Problem details:
All of the lines below are to be transcribed faithfully, with pictures excluded from the copy.

Data section:

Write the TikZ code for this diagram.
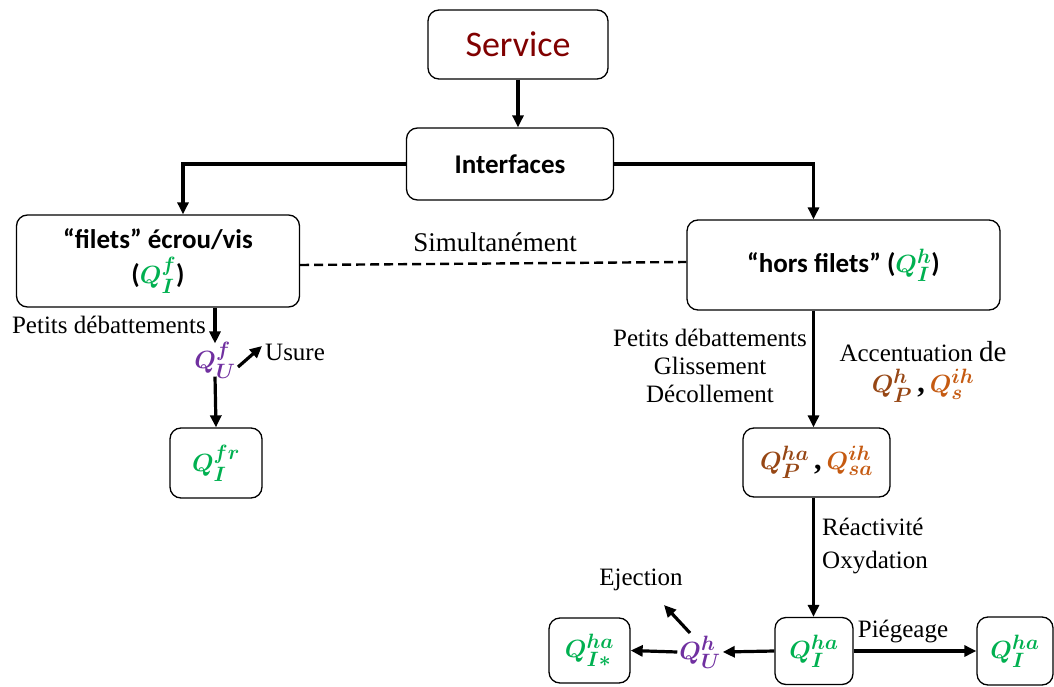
\documentclass[tikz,border=0pt]{standalone}
\usepackage{amsmath,bm}
\usepackage{fontspec}
\setmainfont{Liberation Serif}
\newfontfamily\boxfont{Carlito}
\usetikzlibrary{arrows.meta,calc}
\definecolor{qgreen}{RGB}{0,176,80}
\definecolor{qpurple}{RGB}{112,48,160}
\definecolor{qbrown}{RGB}{150,70,20}
\definecolor{qorange}{RGB}{197,90,17}
\definecolor{svred}{RGB}{128,0,0}
\newcommand\QQ[3]{\textcolor{#1}{$\bm{Q^{#2}_{#3}}$}}
\tikzset{
  box/.style={draw,line width=1.3pt,rounded corners=11pt,align=center,inner sep=0pt},
  arr/.style={line width=3.2pt,-{Triangle[length=12pt,width=11pt]}},
  lab/.style={font=\fontsize{25}{29}\selectfont,inner sep=0pt},
  qlab/.style={font=\fontsize{30}{34}\selectfont,inner sep=0pt},
  qbox/.style={box,font=\fontsize{30}{34}\selectfont},
}
\begin{document}
\begin{tikzpicture}[x=1pt,y=-1pt]
\useasboundingbox (0,0) rectangle (1054,687);
% boxes
\node[box,minimum width=180pt,minimum height=69pt,font=\boxfont\fontsize{36}{40}\selectfont,text=svred] (svc) at (518,44.5) {Service};
\node[box,minimum width=207pt,minimum height=72pt,font=\boxfont\bfseries\fontsize{27}{31}\selectfont] (ifc) at (510,164) {Interfaces};
\node[box,minimum width=283pt,minimum height=92pt,font=\boxfont\bfseries\fontsize{27}{35}\selectfont] (fil) at (158,261) {“filets” écrou/vis\\({\fontsize{29}{33}\selectfont\QQ{qgreen}{f}{I}})};
\node[box,minimum width=313pt,minimum height=90pt,font=\boxfont\bfseries\fontsize{27}{31}\selectfont] (hors) at (843.5,265) {“hors filets” ({\fontsize{29}{33}\selectfont\QQ{qgreen}{h}{I}})};
\node[qbox,minimum width=92pt,minimum height=70pt] (fr) at (216,463) {\QQ{qgreen}{fr}{I}};
\node[qbox,minimum width=147pt,minimum height=69pt] (qp) at (816.5,462.5) {\QQ{qbrown}{ha}{P}\,\textbf{,}\,\QQ{qorange}{ih}{sa}};
\node[qbox,minimum width=78pt,minimum height=67pt] (mid) at (814,651) {\QQ{qgreen}{ha}{I}};
\node[qbox,minimum width=81pt,minimum height=65pt] (star) at (589.5,650.5) {\QQ{qgreen}{ha}{I*}};
\node[qbox,minimum width=76pt,minimum height=68pt] (rgt) at (1015,651) {\QQ{qgreen}{ha}{I}};
% free quantities
\node[qlab] (uf) at (215,360) {\QQ{qpurple}{f}{U}};
\node[qlab] (uh) at (700,652) {\QQ{qpurple}{h}{U}};
% connectors
\draw[arr] (svc.south) -- (ifc.north -| svc.south);
\draw[arr] (ifc.west) -| ($(fil.north)+(25,0)$);
\coordinate (hx) at ($(hors.north -| qp.north)+(-3,0)$);
\draw[arr] (ifc.east) -| (hx);
\draw[line width=2.4pt,dash pattern=on 9pt off 5pt] ($(fil.east)+(0,4)$) -- ($(hors.west)+(0,-3)$);
\node[lab,font=\fontsize{27}{31}\selectfont] (sim) at (495,242) {Simultanément};
\draw[arr] ($(fil.south)+(57,0)$) -- ($(uf.north)+(0,2)$);
\draw[arr] ($(uf.south)+(0,-2)$) -- (fr.north);
\coordinate (usA) at (238,367);
\coordinate (usB) at (262,346);
\draw[arr] (usA) -- (usB);
\node[lab,anchor=west] (usure) at (265,352) {Usure};
\node[lab,anchor=east] (pd1) at (206,325) {Petits débattements};
\draw[arr] (hors.south -| hx) -- (qp.north -| hx);
\node[lab,align=center,font=\fontsize{25}{28}\selectfont] (pdg) at (710,366) {Petits débattements\\Glissement\\Décollement};
\node[lab,align=center] (acc) at (923,372) {Accentuation {\fontsize{29}{33}\selectfont de}\\[2pt]{\fontsize{30}{34}\selectfont\QQ{qbrown}{h}{P}\,\textbf{,}\,\QQ{qorange}{ih}{s}}};
\draw[arr] (qp.south -| hx) -- (mid.north -| hx);
\node[lab,anchor=west] (rea) at (822,527) {Réactivité};
\node[lab,anchor=west] (oxy) at (822,563) {Oxydation};
\draw[arr] (mid.west) -- ($(uh.east)+(2,0)$);
\draw[arr] ($(uh.west)+(-2,0)$) -- (star.east);
\coordinate (ejA) at (690,633);
\coordinate (ejB) at (664,605);
\draw[arr] (ejA) -- (ejB);
\node[lab] (ej) at (641,580) {Ejection};
\draw[arr] (mid.east) -- (rgt.west);
\node[lab] (pie) at (903,632) {Piégeage};
\end{tikzpicture}
\end{document}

Output of the task:
Write the TikZ code for this diagram.
\documentclass[tikz,border=0pt]{standalone}
\usepackage{amsmath,bm}
\usepackage{fontspec}
\setmainfont{Liberation Serif}
\newfontfamily\boxfont{Carlito}
\usetikzlibrary{arrows.meta,calc}
\definecolor{qgreen}{RGB}{0,176,80}
\definecolor{qpurple}{RGB}{112,48,160}
\definecolor{qbrown}{RGB}{150,70,20}
\definecolor{qorange}{RGB}{197,90,17}
\definecolor{svred}{RGB}{128,0,0}
\newcommand\QQ[3]{\textcolor{#1}{$\bm{Q^{#2}_{#3}}$}}
\tikzset{
  box/.style={draw,line width=1.3pt,rounded corners=11pt,align=center,inner sep=0pt},
  arr/.style={line width=3.2pt,-{Triangle[length=12pt,width=11pt]}},
  lab/.style={font=\fontsize{25}{29}\selectfont,inner sep=0pt},
  qlab/.style={font=\fontsize{30}{34}\selectfont,inner sep=0pt},
  qbox/.style={box,font=\fontsize{30}{34}\selectfont},
}
\begin{document}
\begin{tikzpicture}[x=1pt,y=-1pt]
\useasboundingbox (0,0) rectangle (1054,687);
% boxes
\node[box,minimum width=180pt,minimum height=69pt,font=\boxfont\fontsize{36}{40}\selectfont,text=svred] (svc) at (518,44.5) {Service};
\node[box,minimum width=207pt,minimum height=72pt,font=\boxfont\bfseries\fontsize{27}{31}\selectfont] (ifc) at (510,164) {Interfaces};
\node[box,minimum width=283pt,minimum height=92pt,font=\boxfont\bfseries\fontsize{27}{35}\selectfont] (fil) at (158,261) {“filets” écrou/vis\\({\fontsize{29}{33}\selectfont\QQ{qgreen}{f}{I}})};
\node[box,minimum width=313pt,minimum height=90pt,font=\boxfont\bfseries\fontsize{27}{31}\selectfont] (hors) at (843.5,265) {“hors filets” ({\fontsize{29}{33}\selectfont\QQ{qgreen}{h}{I}})};
\node[qbox,minimum width=92pt,minimum height=70pt] (fr) at (216,463) {\QQ{qgreen}{fr}{I}};
\node[qbox,minimum width=147pt,minimum height=69pt] (qp) at (816.5,462.5) {\QQ{qbrown}{ha}{P}\,\textbf{,}\,\QQ{qorange}{ih}{sa}};
\node[qbox,minimum width=78pt,minimum height=67pt] (mid) at (814,651) {\QQ{qgreen}{ha}{I}};
\node[qbox,minimum width=81pt,minimum height=65pt] (star) at (589.5,650.5) {\QQ{qgreen}{ha}{I*}};
\node[qbox,minimum width=76pt,minimum height=68pt] (rgt) at (1015,651) {\QQ{qgreen}{ha}{I}};
% free quantities
\node[qlab] (uf) at (215,360) {\QQ{qpurple}{f}{U}};
\node[qlab] (uh) at (700,652) {\QQ{qpurple}{h}{U}};
% connectors
\draw[arr] (svc.south) -- (ifc.north -| svc.south);
\draw[arr] (ifc.west) -| ($(fil.north)+(25,0)$);
\coordinate (hx) at ($(hors.north -| qp.north)+(-3,0)$);
\draw[arr] (ifc.east) -| (hx);
\draw[line width=2.4pt,dash pattern=on 9pt off 5pt] ($(fil.east)+(0,4)$) -- ($(hors.west)+(0,-3)$);
\node[lab,font=\fontsize{27}{31}\selectfont] (sim) at (495,242) {Simultanément};
\draw[arr] ($(fil.south)+(57,0)$) -- ($(uf.north)+(0,2)$);
\draw[arr] ($(uf.south)+(0,-2)$) -- (fr.north);
\coordinate (usA) at (238,367);
\coordinate (usB) at (262,346);
\draw[arr] (usA) -- (usB);
\node[lab,anchor=west] (usure) at (265,352) {Usure};
\node[lab,anchor=east] (pd1) at (206,325) {Petits débattements};
\draw[arr] (hors.south -| hx) -- (qp.north -| hx);
\node[lab,align=center,font=\fontsize{25}{28}\selectfont] (pdg) at (710,366) {Petits débattements\\Glissement\\Décollement};
\node[lab,align=center] (acc) at (923,372) {Accentuation {\fontsize{29}{33}\selectfont de}\\[2pt]{\fontsize{30}{34}\selectfont\QQ{qbrown}{h}{P}\,\textbf{,}\,\QQ{qorange}{ih}{s}}};
\draw[arr] (qp.south -| hx) -- (mid.north -| hx);
\node[lab,anchor=west] (rea) at (822,527) {Réactivité};
\node[lab,anchor=west] (oxy) at (822,563) {Oxydation};
\draw[arr] (mid.west) -- ($(uh.east)+(2,0)$);
\draw[arr] ($(uh.west)+(-2,0)$) -- (star.east);
\coordinate (ejA) at (690,633);
\coordinate (ejB) at (664,605);
\draw[arr] (ejA) -- (ejB);
\node[lab] (ej) at (641,580) {Ejection};
\draw[arr] (mid.east) -- (rgt.west);
\node[lab] (pie) at (903,632) {Piégeage};
\end{tikzpicture}
\end{document}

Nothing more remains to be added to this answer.